Opting Out of Our Degrading Death Penalty

The news in today’s New York Times that Hospira, Inc., the only FDA approved manufacturer of the lethal injection anesthetic sodium thiopental, has decided to stop making that drug has thrown the status of U.S. executions into further disarray.  There has been a shortage of the drug for a year, delaying some executions and prompting states to take unusual and often highly secretive measures to find other suppliers.  Now it is clear that the shortage will be permanent.

It is certainly NOT good news that the production of a drug with positive medical uses has been discontinued, but pharmaceuticals (and, for that matter, human beings) are not created to kill people, so using them for that purpose is bound to cause confusion, both moral and legal. 

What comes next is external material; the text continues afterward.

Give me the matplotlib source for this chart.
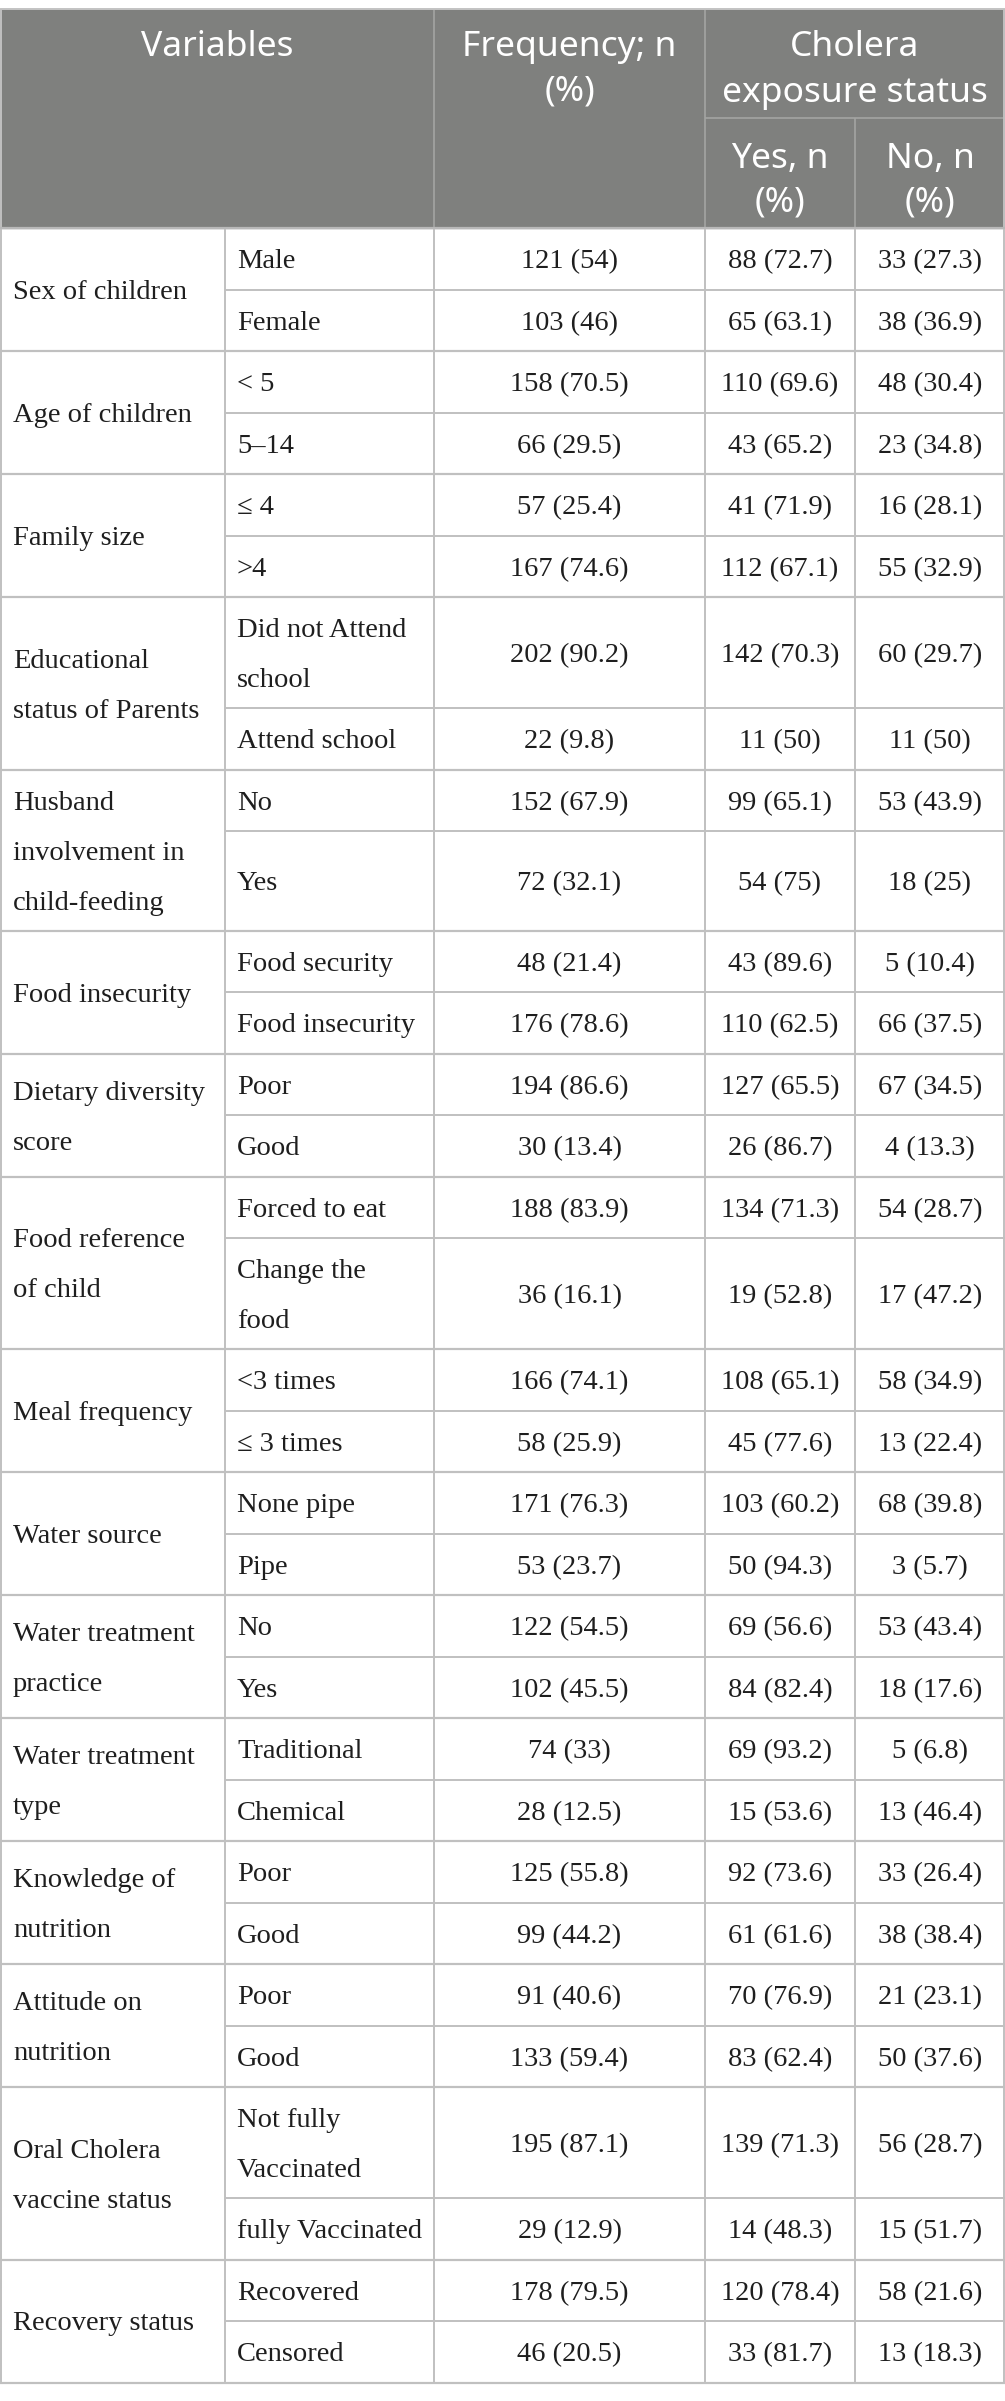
import matplotlib.pyplot as plt

# table content
groups = [
    "Sex of children", "Age of children", "Family size",
    "Educational\nstatus of Parents", "Husband\ninvolvement in\nchild-feeding",
    "Food insecurity", "Dietary diversity\nscore", "Food reference\nof child",
    "Meal frequency", "Water source", "Water treatment\npractice",
    "Water treatment\ntype", "Knowledge of\nnutrition", "Attitude on\nnutrition",
    "Oral Cholera\nvaccine status", "Recovery status",
]
categories = [
    ["Male", "Female"], ["< 5", "5\u201314"], ["\u2264 4", ">4"],
    ["Did not Attend\nschool", "Attend school"], ["No", "Yes"],
    ["Food security", "Food insecurity"], ["Poor", "Good"],
    ["Forced to eat", "Change the\nfood"], ["<3 times", "\u2264 3 times"],
    ["None pipe", "Pipe"], ["No", "Yes"], ["Traditional", "Chemical"],
    ["Poor", "Good"], ["Poor", "Good"],
    ["Not fully\nVaccinated", "fully Vaccinated"], ["Recovered", "Censored"],
]
frequency = [
    ["121 (54)", "103 (46)"], ["158 (70.5)", "66 (29.5)"], ["57 (25.4)", "167 (74.6)"],
    ["202 (90.2)", "22 (9.8)"], ["152 (67.9)", "72 (32.1)"], ["48 (21.4)", "176 (78.6)"],
    ["194 (86.6)", "30 (13.4)"], ["188 (83.9)", "36 (16.1)"], ["166 (74.1)", "58 (25.9)"],
    ["171 (76.3)", "53 (23.7)"], ["122 (54.5)", "102 (45.5)"], ["74 (33)", "28 (12.5)"],
    ["125 (55.8)", "99 (44.2)"], ["91 (40.6)", "133 (59.4)"], ["195 (87.1)", "29 (12.9)"],
    ["178 (79.5)", "46 (20.5)"],
]
exposed_yes = [
    ["88 (72.7)", "65 (63.1)"], ["110 (69.6)", "43 (65.2)"], ["41 (71.9)", "112 (67.1)"],
    ["142 (70.3)", "11 (50)"], ["99 (65.1)", "54 (75)"], ["43 (89.6)", "110 (62.5)"],
    ["127 (65.5)", "26 (86.7)"], ["134 (71.3)", "19 (52.8)"], ["108 (65.1)", "45 (77.6)"],
    ["103 (60.2)", "50 (94.3)"], ["69 (56.6)", "84 (82.4)"], ["69 (93.2)", "15 (53.6)"],
    ["92 (73.6)", "61 (61.6)"], ["70 (76.9)", "83 (62.4)"], ["139 (71.3)", "14 (48.3)"],
    ["120 (78.4)", "33 (81.7)"],
]
exposed_no = [
    ["33 (27.3)", "38 (36.9)"], ["48 (30.4)", "23 (34.8)"], ["16 (28.1)", "55 (32.9)"],
    ["60 (29.7)", "11 (50)"], ["53 (43.9)", "18 (25)"], ["5 (10.4)", "66 (37.5)"],
    ["67 (34.5)", "4 (13.3)"], ["54 (28.7)", "17 (47.2)"], ["58 (34.9)", "13 (22.4)"],
    ["68 (39.8)", "3 (5.7)"], ["53 (43.4)", "18 (17.6)"], ["5 (6.8)", "13 (46.4)"],
    ["33 (26.4)", "38 (38.4)"], ["21 (23.1)", "50 (37.6)"], ["56 (28.7)", "15 (51.7)"],
    ["58 (21.6)", "13 (18.3)"],
]

W, H = 1005, 2401
col_x = [0, 225, 434, 705, 855, 1005]
top, head_mid, head_bot = 9, 118, 228
row_h, line_h = 61.5, 50

header_bg = "#7f807e"
head_line = "#a4a5a3"
body_line = "#c0c0c0"
text_col = "#1e1e1e"

fig = plt.figure(figsize=(W / 100, H / 100), dpi=100)
ax = fig.add_axes([0, 0, 1, 1])
ax.set_xlim(0, W)
ax.set_ylim(H, 0)
ax.axis("off")


def put_lines(x, yc, s, ha, spacing=line_h, **kw):
    # one text per line so the line pitch matches the reference
    lines = s.split("\n")
    n = len(lines)
    for i, ln in enumerate(lines):
        ax.text(x, yc + (i - (n - 1) / 2) * spacing, ln,
                ha=ha, va="center_baseline", **kw)


# header
ax.add_patch(plt.Rectangle((0, top), W, head_bot - top, color=header_bg, zorder=0))
hk = dict(family="Noto Sans", fontsize=25.5, color="white")
put_lines((col_x[0] + col_x[2]) / 2, 43, "Variables", "center", **hk)
put_lines((col_x[2] + col_x[3]) / 2, 65.5, "Frequency; n\n(%)", "center", spacing=45, **hk)
put_lines((col_x[3] + col_x[5]) / 2, 66.5, "Cholera\nexposure status", "center", spacing=46, **hk)
put_lines((col_x[3] + col_x[4]) / 2, 176.5, "Yes, n\n(%)", "center", spacing=44, **hk)
put_lines((col_x[4] + col_x[5]) / 2, 176.5, "No, n\n(%)", "center", spacing=44, **hk)

ax.vlines([col_x[2], col_x[3]], top, head_bot, color=head_line, lw=1.2)
ax.vlines(col_x[4], head_mid, head_bot, color=head_line, lw=1.2)
ax.hlines(head_mid, col_x[3], col_x[5], color=head_line, lw=1.2)
ax.hlines(top, 0, W, color="#c4c4c4", lw=1.4)

# body
bk = dict(family="Liberation Serif", fontsize=20.5, color=text_col)
y = head_bot
for g, cats, fr, ys, ns in zip(groups, categories, frequency, exposed_yes, exposed_no):
    heights = [row_h + c.count("\n") * 49.5 for c in cats]
    need = (g.count("\n") + 1) * line_h + 11
    if sum(heights) < need:
        heights[-1] += need - sum(heights)
    g_top = y
    g_bot = y + sum(heights)
    for c, f, a, b, h in zip(cats, fr, ys, ns, heights):
        yc = y + h / 2
        put_lines(col_x[1] + 12, yc, c, "left", **bk)
        put_lines((col_x[2] + col_x[3]) / 2, yc, f, "center", **bk)
        put_lines((col_x[3] + col_x[4]) / 2, yc, a, "center", **bk)
        put_lines((col_x[4] + col_x[5]) / 2, yc, b, "center", **bk)
        y += h
        if y < g_bot - 1:
            ax.hlines(y, col_x[1], W, color=body_line, lw=1.4)
    put_lines(col_x[0] + 13, (g_top + g_bot) / 2, g, "left", **bk)
    ax.hlines(y, 0, W, color=body_line, lw=1.6)

ax.vlines(col_x[1:5], head_bot, y, color=body_line, lw=1.4)
ax.vlines([0.7, W - 0.7], top, y, color=body_line, lw=1.4)
ax.hlines(head_bot, 0, W, color="#b8b8b8", lw=1.6)

fig.savefig("out.png", dpi=100, facecolor="white")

This ongoing saga, with states scrambling to find drugs for their executions, has only served to illustrate how degrading the whole death penalty enterprise is.  All who participate in it, from the jurors, to the lawyers and judges, to the families of the victims and of the condemned, to the prison guards and wardens, to the medical professionals and drug companies like Hospira, are dragged into a system the sole purpose of which is to kill human beings, a purpose which goes against our most basic principles of human rights and human dignity.

In this case, Hospira has opted out, reiterating in its statement that capital punishment is “a use Hospira has never condoned” for their drug, and lamenting that “our many hospital customers who use the drug for its well-established medical benefits will not be able to obtain the product.”